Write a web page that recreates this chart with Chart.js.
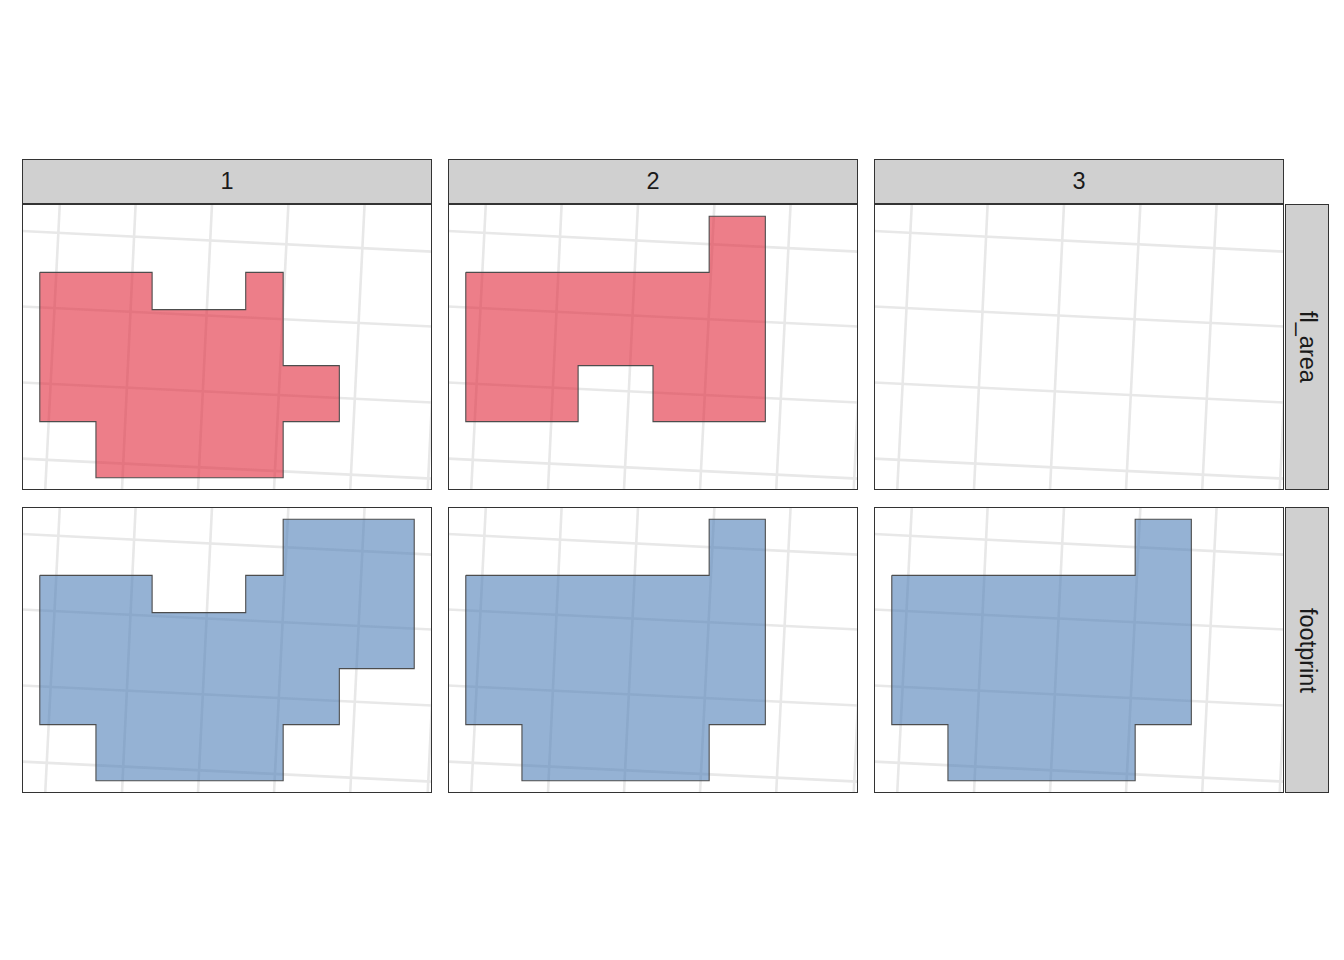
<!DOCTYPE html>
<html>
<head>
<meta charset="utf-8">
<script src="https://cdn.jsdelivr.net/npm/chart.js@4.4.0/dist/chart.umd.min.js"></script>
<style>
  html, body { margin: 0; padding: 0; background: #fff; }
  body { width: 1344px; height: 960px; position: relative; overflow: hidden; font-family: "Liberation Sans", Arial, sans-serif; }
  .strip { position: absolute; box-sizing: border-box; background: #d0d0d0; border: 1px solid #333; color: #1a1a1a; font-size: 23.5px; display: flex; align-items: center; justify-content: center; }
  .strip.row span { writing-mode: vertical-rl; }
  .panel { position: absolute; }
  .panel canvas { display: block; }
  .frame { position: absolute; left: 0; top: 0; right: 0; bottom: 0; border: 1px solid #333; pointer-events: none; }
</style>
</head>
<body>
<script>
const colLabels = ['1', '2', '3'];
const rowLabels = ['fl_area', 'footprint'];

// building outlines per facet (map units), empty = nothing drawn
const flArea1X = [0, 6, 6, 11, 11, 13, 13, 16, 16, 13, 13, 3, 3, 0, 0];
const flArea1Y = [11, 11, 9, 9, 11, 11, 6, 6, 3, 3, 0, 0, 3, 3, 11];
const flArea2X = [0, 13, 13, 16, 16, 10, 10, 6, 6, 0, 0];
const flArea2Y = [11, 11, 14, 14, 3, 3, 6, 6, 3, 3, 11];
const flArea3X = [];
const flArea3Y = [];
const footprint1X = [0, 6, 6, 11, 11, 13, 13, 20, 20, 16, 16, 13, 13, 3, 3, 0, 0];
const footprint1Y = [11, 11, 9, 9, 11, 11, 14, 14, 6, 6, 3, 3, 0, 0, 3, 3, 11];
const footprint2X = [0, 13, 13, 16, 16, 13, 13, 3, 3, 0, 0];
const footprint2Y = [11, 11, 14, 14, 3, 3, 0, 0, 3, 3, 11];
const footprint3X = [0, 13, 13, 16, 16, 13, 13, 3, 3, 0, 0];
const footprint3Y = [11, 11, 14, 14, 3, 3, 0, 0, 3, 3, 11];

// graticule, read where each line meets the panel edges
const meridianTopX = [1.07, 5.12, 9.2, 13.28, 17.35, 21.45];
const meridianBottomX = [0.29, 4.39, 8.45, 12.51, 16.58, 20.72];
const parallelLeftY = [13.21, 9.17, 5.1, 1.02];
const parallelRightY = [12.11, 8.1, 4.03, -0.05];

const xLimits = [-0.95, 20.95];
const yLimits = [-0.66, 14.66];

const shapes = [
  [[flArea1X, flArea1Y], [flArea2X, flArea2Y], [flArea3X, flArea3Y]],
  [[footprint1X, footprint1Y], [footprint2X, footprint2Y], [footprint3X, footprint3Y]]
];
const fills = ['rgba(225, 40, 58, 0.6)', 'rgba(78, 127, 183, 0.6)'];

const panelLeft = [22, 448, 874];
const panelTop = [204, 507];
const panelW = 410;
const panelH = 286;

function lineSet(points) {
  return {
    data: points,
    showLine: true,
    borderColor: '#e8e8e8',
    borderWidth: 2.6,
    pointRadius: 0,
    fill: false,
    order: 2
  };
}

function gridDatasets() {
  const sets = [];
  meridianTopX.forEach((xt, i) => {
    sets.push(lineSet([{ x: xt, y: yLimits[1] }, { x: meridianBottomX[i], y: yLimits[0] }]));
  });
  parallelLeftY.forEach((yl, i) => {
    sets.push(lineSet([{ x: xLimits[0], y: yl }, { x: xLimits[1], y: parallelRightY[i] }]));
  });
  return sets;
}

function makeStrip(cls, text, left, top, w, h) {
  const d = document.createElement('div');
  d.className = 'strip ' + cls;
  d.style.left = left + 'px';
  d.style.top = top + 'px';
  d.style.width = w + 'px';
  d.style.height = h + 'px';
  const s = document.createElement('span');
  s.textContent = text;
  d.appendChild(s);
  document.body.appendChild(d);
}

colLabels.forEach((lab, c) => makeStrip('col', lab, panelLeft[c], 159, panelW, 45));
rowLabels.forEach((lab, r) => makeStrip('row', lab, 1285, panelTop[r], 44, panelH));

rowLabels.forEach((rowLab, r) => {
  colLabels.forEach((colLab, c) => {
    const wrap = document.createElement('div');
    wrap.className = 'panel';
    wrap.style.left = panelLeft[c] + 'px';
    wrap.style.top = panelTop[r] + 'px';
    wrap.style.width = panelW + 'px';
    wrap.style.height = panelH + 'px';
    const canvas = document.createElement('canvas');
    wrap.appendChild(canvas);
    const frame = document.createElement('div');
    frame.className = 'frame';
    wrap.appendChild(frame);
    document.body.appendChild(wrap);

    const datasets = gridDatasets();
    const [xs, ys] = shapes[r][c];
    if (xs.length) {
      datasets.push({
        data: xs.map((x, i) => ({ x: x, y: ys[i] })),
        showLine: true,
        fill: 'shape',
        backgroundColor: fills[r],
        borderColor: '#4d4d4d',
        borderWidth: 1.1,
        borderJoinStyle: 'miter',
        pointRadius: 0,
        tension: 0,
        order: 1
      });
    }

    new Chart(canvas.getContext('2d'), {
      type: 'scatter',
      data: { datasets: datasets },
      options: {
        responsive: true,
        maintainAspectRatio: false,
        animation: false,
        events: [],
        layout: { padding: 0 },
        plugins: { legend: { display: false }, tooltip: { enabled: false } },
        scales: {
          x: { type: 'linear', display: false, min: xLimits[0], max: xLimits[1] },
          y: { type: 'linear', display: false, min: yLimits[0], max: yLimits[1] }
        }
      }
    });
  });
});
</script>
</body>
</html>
────────────────
Write out the lines from the start of the material to the line with "const rowLabels = ['fl_area', 'footprint'];", inclusive and exactly. Skip the pictures.

__Result for this task__
Write a web page that recreates this chart with Chart.js.
<!DOCTYPE html>
<html>
<head>
<meta charset="utf-8">
<script src="https://cdn.jsdelivr.net/npm/chart.js@4.4.0/dist/chart.umd.min.js"></script>
<style>
  html, body { margin: 0; padding: 0; background: #fff; }
  body { width: 1344px; height: 960px; position: relative; overflow: hidden; font-family: "Liberation Sans", Arial, sans-serif; }
  .strip { position: absolute; box-sizing: border-box; background: #d0d0d0; border: 1px solid #333; color: #1a1a1a; font-size: 23.5px; display: flex; align-items: center; justify-content: center; }
  .strip.row span { writing-mode: vertical-rl; }
  .panel { position: absolute; }
  .panel canvas { display: block; }
  .frame { position: absolute; left: 0; top: 0; right: 0; bottom: 0; border: 1px solid #333; pointer-events: none; }
</style>
</head>
<body>
<script>
const colLabels = ['1', '2', '3'];
const rowLabels = ['fl_area', 'footprint'];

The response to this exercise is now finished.